- **WRITTEN INSTRUCTION**:
Your output must be the lines below from the line containing "What React, TypeScript" to the line containing "const toPoints = (xs: number[], ys: number[])", both lines included, reproduced exactly and without pictures.

- **INPUT DATA**:

• • •

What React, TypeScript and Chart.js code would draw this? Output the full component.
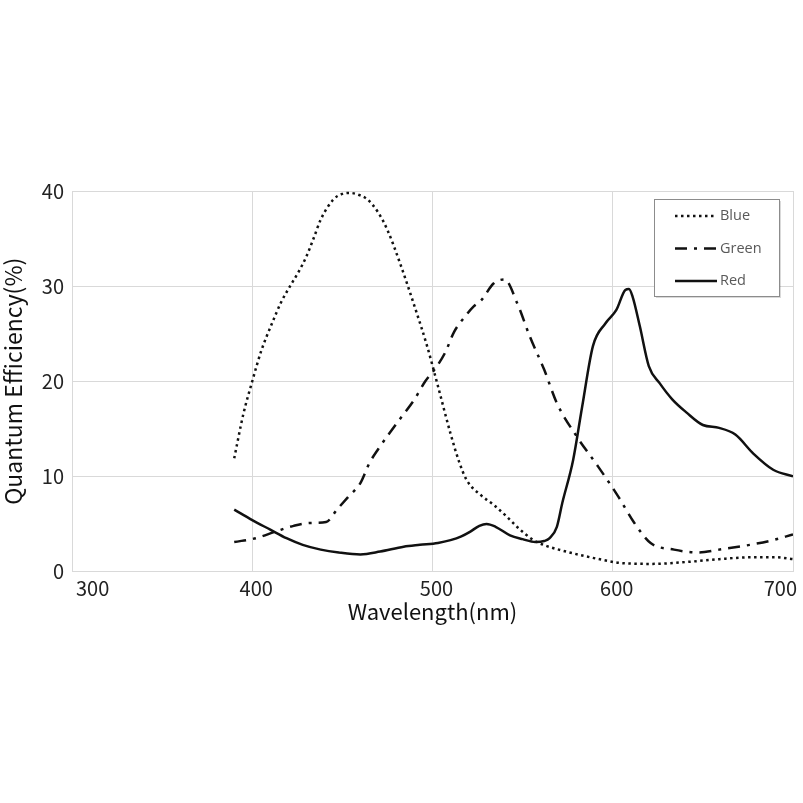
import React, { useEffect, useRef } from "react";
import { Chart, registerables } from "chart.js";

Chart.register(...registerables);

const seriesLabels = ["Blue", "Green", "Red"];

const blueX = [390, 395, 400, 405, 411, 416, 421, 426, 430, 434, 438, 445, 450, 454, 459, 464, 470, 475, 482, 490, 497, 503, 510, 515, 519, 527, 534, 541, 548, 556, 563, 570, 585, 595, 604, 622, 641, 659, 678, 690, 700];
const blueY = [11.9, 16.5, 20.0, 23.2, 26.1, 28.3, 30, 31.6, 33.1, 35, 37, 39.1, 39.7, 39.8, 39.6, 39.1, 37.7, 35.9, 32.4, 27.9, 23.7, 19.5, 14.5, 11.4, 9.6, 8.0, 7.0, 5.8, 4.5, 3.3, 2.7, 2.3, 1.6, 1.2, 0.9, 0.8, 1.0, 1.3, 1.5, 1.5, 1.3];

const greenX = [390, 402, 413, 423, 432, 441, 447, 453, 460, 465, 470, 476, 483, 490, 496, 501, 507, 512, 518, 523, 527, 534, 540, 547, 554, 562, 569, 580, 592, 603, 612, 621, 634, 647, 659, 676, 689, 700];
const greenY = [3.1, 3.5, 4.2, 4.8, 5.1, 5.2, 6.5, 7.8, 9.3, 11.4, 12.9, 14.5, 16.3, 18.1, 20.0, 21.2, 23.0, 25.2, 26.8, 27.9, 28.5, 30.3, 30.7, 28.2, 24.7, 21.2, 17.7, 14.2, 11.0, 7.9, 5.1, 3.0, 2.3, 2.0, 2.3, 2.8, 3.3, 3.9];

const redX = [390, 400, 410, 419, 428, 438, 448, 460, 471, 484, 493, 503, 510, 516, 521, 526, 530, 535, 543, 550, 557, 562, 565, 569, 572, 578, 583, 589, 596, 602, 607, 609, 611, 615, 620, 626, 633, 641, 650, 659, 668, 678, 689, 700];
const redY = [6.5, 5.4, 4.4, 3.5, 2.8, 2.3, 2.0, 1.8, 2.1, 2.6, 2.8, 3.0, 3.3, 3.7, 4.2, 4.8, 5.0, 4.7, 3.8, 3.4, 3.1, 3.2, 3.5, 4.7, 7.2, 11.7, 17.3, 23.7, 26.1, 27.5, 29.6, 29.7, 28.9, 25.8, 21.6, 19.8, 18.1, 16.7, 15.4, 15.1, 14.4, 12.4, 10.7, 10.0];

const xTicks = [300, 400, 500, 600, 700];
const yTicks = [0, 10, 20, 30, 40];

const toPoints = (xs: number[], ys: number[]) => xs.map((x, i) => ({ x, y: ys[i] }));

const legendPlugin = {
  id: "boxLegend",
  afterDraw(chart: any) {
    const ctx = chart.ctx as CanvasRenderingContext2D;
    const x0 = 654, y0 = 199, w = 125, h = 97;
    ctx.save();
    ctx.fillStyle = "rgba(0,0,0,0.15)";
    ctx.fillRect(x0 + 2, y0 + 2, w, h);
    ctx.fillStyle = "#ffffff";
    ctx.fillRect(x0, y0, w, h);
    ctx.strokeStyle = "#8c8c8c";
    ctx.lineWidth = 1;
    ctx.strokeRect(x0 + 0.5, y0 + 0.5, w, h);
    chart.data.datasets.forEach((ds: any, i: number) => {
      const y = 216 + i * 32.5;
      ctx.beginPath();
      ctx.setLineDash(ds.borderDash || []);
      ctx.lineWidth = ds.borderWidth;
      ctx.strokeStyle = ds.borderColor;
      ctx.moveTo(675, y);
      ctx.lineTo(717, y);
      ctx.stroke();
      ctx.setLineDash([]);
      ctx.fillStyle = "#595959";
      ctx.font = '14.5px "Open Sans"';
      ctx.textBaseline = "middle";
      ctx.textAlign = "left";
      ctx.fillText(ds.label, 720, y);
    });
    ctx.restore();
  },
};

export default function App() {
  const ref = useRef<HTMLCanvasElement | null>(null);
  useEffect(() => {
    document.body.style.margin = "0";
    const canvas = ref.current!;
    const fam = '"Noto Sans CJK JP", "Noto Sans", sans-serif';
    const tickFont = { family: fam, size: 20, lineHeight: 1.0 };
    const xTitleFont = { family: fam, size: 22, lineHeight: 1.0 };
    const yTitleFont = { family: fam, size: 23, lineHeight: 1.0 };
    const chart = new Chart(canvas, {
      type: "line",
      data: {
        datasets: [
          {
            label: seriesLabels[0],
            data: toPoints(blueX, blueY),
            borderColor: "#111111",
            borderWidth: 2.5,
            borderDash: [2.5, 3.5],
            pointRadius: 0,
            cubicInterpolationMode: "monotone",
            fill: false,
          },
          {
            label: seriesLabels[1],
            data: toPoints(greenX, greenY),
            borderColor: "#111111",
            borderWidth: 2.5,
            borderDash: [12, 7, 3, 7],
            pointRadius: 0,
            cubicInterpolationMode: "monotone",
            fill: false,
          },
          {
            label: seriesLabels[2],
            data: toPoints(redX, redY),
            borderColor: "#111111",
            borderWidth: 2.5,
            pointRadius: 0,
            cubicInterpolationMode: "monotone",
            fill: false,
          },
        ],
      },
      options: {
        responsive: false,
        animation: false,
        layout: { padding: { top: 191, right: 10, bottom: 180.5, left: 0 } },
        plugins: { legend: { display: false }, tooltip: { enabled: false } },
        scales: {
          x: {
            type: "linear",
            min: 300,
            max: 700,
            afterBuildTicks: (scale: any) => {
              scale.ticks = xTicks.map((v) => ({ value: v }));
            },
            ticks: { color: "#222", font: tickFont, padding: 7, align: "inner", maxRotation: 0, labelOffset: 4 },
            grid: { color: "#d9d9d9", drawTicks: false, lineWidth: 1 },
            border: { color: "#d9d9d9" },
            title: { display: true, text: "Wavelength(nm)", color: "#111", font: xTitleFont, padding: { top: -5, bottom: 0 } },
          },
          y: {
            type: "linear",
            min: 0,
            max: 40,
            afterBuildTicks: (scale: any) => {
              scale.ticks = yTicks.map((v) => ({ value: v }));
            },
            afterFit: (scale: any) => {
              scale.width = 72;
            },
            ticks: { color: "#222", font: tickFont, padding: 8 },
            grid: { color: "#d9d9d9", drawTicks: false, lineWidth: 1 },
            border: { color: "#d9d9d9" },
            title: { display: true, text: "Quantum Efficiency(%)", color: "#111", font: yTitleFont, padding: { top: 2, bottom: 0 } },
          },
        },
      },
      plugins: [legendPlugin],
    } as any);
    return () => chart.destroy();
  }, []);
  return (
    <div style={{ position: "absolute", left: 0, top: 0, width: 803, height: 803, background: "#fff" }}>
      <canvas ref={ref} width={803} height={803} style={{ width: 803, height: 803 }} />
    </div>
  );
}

• • •

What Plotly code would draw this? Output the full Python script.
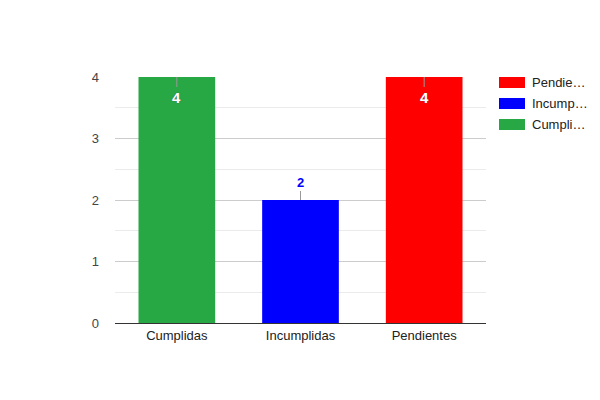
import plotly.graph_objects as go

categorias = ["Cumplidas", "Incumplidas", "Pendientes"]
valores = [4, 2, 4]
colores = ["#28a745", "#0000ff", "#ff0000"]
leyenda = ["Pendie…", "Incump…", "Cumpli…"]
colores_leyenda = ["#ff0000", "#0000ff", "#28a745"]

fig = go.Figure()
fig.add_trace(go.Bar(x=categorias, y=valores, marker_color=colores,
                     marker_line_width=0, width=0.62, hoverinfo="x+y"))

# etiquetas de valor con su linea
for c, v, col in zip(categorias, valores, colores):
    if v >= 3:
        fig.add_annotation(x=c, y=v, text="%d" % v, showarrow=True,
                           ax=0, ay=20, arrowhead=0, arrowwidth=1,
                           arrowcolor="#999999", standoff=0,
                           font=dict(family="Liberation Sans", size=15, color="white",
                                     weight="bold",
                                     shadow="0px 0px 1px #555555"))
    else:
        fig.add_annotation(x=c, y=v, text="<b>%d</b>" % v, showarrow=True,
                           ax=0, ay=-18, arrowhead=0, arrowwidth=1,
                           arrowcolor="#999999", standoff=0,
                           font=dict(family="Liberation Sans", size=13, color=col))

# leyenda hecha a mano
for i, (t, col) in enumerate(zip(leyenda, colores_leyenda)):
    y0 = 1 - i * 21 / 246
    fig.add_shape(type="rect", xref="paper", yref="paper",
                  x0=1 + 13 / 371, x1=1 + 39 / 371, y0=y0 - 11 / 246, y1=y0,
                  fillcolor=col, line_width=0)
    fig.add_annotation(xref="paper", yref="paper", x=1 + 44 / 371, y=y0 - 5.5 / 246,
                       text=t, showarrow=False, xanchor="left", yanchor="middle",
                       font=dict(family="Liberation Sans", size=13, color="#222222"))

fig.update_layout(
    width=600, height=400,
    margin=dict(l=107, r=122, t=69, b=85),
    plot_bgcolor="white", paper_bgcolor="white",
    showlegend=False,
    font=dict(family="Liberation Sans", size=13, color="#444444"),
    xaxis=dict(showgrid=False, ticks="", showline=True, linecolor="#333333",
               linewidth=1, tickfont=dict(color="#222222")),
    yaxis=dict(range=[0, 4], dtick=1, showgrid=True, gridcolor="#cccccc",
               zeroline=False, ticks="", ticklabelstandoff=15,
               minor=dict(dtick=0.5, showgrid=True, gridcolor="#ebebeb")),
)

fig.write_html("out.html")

• • •

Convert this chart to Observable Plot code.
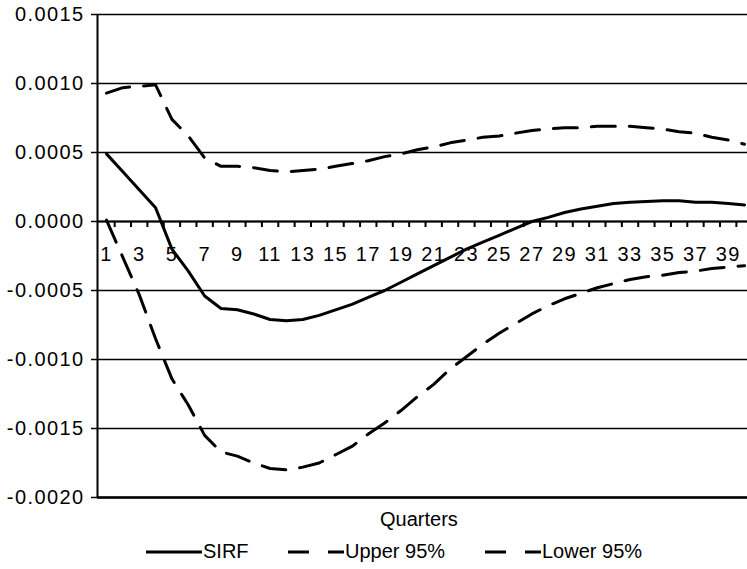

• • •

- **FULL OUTPUT**:
What React, TypeScript and Chart.js code would draw this? Output the full component.
import React, { useEffect, useRef } from "react";
import { Chart, registerables } from "chart.js";

Chart.register(...registerables);

const seriesLabels = ["Blue", "Green", "Red"];

const blueX = [390, 395, 400, 405, 411, 416, 421, 426, 430, 434, 438, 445, 450, 454, 459, 464, 470, 475, 482, 490, 497, 503, 510, 515, 519, 527, 534, 541, 548, 556, 563, 570, 585, 595, 604, 622, 641, 659, 678, 690, 700];
const blueY = [11.9, 16.5, 20.0, 23.2, 26.1, 28.3, 30, 31.6, 33.1, 35, 37, 39.1, 39.7, 39.8, 39.6, 39.1, 37.7, 35.9, 32.4, 27.9, 23.7, 19.5, 14.5, 11.4, 9.6, 8.0, 7.0, 5.8, 4.5, 3.3, 2.7, 2.3, 1.6, 1.2, 0.9, 0.8, 1.0, 1.3, 1.5, 1.5, 1.3];

const greenX = [390, 402, 413, 423, 432, 441, 447, 453, 460, 465, 470, 476, 483, 490, 496, 501, 507, 512, 518, 523, 527, 534, 540, 547, 554, 562, 569, 580, 592, 603, 612, 621, 634, 647, 659, 676, 689, 700];
const greenY = [3.1, 3.5, 4.2, 4.8, 5.1, 5.2, 6.5, 7.8, 9.3, 11.4, 12.9, 14.5, 16.3, 18.1, 20.0, 21.2, 23.0, 25.2, 26.8, 27.9, 28.5, 30.3, 30.7, 28.2, 24.7, 21.2, 17.7, 14.2, 11.0, 7.9, 5.1, 3.0, 2.3, 2.0, 2.3, 2.8, 3.3, 3.9];

const redX = [390, 400, 410, 419, 428, 438, 448, 460, 471, 484, 493, 503, 510, 516, 521, 526, 530, 535, 543, 550, 557, 562, 565, 569, 572, 578, 583, 589, 596, 602, 607, 609, 611, 615, 620, 626, 633, 641, 650, 659, 668, 678, 689, 700];
const redY = [6.5, 5.4, 4.4, 3.5, 2.8, 2.3, 2.0, 1.8, 2.1, 2.6, 2.8, 3.0, 3.3, 3.7, 4.2, 4.8, 5.0, 4.7, 3.8, 3.4, 3.1, 3.2, 3.5, 4.7, 7.2, 11.7, 17.3, 23.7, 26.1, 27.5, 29.6, 29.7, 28.9, 25.8, 21.6, 19.8, 18.1, 16.7, 15.4, 15.1, 14.4, 12.4, 10.7, 10.0];

const xTicks = [300, 400, 500, 600, 700];
const yTicks = [0, 10, 20, 30, 40];

const toPoints = (xs: number[], ys: number[]) => xs.map((x, i) => ({ x, y: ys[i] }));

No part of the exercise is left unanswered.